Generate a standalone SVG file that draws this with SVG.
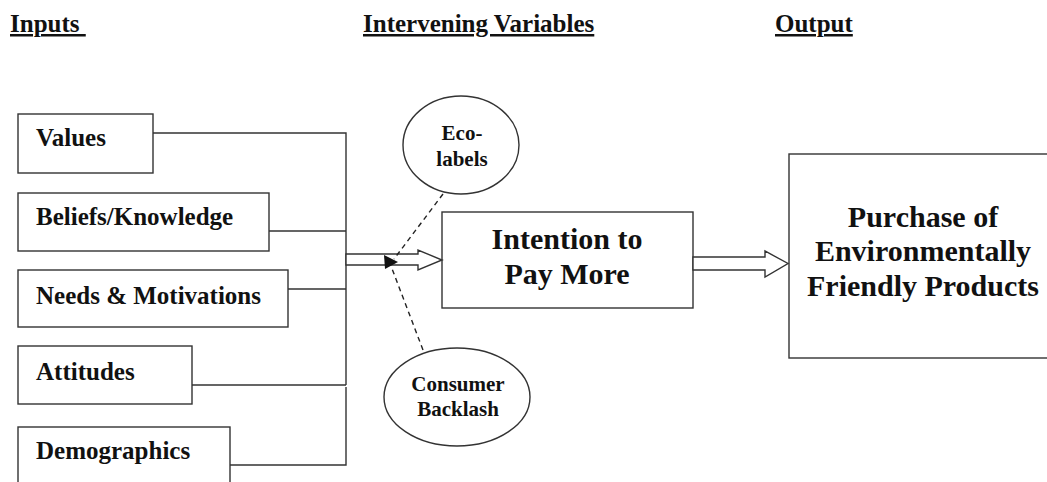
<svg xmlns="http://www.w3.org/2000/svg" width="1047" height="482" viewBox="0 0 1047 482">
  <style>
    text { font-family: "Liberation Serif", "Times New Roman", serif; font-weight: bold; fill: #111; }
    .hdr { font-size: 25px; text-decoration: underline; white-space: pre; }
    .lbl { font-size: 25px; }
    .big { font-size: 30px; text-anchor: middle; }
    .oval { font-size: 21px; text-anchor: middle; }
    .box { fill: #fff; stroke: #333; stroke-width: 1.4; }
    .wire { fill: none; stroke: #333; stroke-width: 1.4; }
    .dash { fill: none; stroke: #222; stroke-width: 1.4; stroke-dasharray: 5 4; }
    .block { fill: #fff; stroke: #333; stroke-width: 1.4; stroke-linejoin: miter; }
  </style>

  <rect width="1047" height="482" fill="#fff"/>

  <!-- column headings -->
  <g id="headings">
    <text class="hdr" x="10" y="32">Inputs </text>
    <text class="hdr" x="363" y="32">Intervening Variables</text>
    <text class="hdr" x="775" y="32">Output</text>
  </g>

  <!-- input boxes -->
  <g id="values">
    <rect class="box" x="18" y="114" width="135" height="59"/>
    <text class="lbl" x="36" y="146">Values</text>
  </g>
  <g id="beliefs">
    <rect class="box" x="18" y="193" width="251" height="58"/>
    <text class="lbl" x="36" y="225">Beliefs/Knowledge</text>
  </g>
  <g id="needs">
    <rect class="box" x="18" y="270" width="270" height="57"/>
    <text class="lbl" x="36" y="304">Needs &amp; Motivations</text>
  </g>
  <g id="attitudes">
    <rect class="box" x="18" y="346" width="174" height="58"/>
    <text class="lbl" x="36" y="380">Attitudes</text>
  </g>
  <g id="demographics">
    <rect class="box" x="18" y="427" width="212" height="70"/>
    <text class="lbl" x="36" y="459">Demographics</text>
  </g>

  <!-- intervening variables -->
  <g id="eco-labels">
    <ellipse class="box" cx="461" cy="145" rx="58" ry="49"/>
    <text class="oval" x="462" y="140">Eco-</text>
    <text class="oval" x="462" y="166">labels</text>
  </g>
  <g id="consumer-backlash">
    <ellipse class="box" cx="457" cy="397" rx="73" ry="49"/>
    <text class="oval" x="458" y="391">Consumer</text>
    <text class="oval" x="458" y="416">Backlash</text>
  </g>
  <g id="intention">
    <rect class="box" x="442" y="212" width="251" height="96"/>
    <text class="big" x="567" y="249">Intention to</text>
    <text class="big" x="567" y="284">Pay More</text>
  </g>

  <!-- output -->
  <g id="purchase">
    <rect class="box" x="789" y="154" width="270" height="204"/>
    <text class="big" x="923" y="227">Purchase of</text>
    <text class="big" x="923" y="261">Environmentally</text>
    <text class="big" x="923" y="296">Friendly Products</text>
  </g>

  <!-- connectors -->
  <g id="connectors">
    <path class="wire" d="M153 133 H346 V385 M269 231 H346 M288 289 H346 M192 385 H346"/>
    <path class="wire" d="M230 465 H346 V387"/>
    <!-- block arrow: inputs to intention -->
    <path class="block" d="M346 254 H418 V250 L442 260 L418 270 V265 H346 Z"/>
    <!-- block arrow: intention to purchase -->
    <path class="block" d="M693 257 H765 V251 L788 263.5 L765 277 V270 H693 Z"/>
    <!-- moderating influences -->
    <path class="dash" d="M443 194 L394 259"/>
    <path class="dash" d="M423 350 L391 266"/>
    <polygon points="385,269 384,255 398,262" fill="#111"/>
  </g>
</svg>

• **Written problem**: Copy every line of the data word for word, omitting the images.

• **Exercise result**:
Generate a standalone SVG file that draws this with SVG.
<svg xmlns="http://www.w3.org/2000/svg" width="1047" height="482" viewBox="0 0 1047 482">
  <style>
    text { font-family: "Liberation Serif", "Times New Roman", serif; font-weight: bold; fill: #111; }
    .hdr { font-size: 25px; text-decoration: underline; white-space: pre; }
    .lbl { font-size: 25px; }
    .big { font-size: 30px; text-anchor: middle; }
    .oval { font-size: 21px; text-anchor: middle; }
    .box { fill: #fff; stroke: #333; stroke-width: 1.4; }
    .wire { fill: none; stroke: #333; stroke-width: 1.4; }
    .dash { fill: none; stroke: #222; stroke-width: 1.4; stroke-dasharray: 5 4; }
    .block { fill: #fff; stroke: #333; stroke-width: 1.4; stroke-linejoin: miter; }
  </style>

  <rect width="1047" height="482" fill="#fff"/>

  <!-- column headings -->
  <g id="headings">
    <text class="hdr" x="10" y="32">Inputs </text>
    <text class="hdr" x="363" y="32">Intervening Variables</text>
    <text class="hdr" x="775" y="32">Output</text>
  </g>

  <!-- input boxes -->
  <g id="values">
    <rect class="box" x="18" y="114" width="135" height="59"/>
    <text class="lbl" x="36" y="146">Values</text>
  </g>
  <g id="beliefs">
    <rect class="box" x="18" y="193" width="251" height="58"/>
    <text class="lbl" x="36" y="225">Beliefs/Knowledge</text>
  </g>
  <g id="needs">
    <rect class="box" x="18" y="270" width="270" height="57"/>
    <text class="lbl" x="36" y="304">Needs &amp; Motivations</text>
  </g>
  <g id="attitudes">
    <rect class="box" x="18" y="346" width="174" height="58"/>
    <text class="lbl" x="36" y="380">Attitudes</text>
  </g>
  <g id="demographics">
    <rect class="box" x="18" y="427" width="212" height="70"/>
    <text class="lbl" x="36" y="459">Demographics</text>
  </g>

  <!-- intervening variables -->
  <g id="eco-labels">
    <ellipse class="box" cx="461" cy="145" rx="58" ry="49"/>
    <text class="oval" x="462" y="140">Eco-</text>
    <text class="oval" x="462" y="166">labels</text>
  </g>
  <g id="consumer-backlash">
    <ellipse class="box" cx="457" cy="397" rx="73" ry="49"/>
    <text class="oval" x="458" y="391">Consumer</text>
    <text class="oval" x="458" y="416">Backlash</text>
  </g>
  <g id="intention">
    <rect class="box" x="442" y="212" width="251" height="96"/>
    <text class="big" x="567" y="249">Intention to</text>
    <text class="big" x="567" y="284">Pay More</text>
  </g>

  <!-- output -->
  <g id="purchase">
    <rect class="box" x="789" y="154" width="270" height="204"/>
    <text class="big" x="923" y="227">Purchase of</text>
    <text class="big" x="923" y="261">Environmentally</text>
    <text class="big" x="923" y="296">Friendly Products</text>
  </g>

  <!-- connectors -->
  <g id="connectors">
    <path class="wire" d="M153 133 H346 V385 M269 231 H346 M288 289 H346 M192 385 H346"/>
    <path class="wire" d="M230 465 H346 V387"/>
    <!-- block arrow: inputs to intention -->
    <path class="block" d="M346 254 H418 V250 L442 260 L418 270 V265 H346 Z"/>
    <!-- block arrow: intention to purchase -->
    <path class="block" d="M693 257 H765 V251 L788 263.5 L765 277 V270 H693 Z"/>
    <!-- moderating influences -->
    <path class="dash" d="M443 194 L394 259"/>
    <path class="dash" d="M423 350 L391 266"/>
    <polygon points="385,269 384,255 398,262" fill="#111"/>
  </g>
</svg>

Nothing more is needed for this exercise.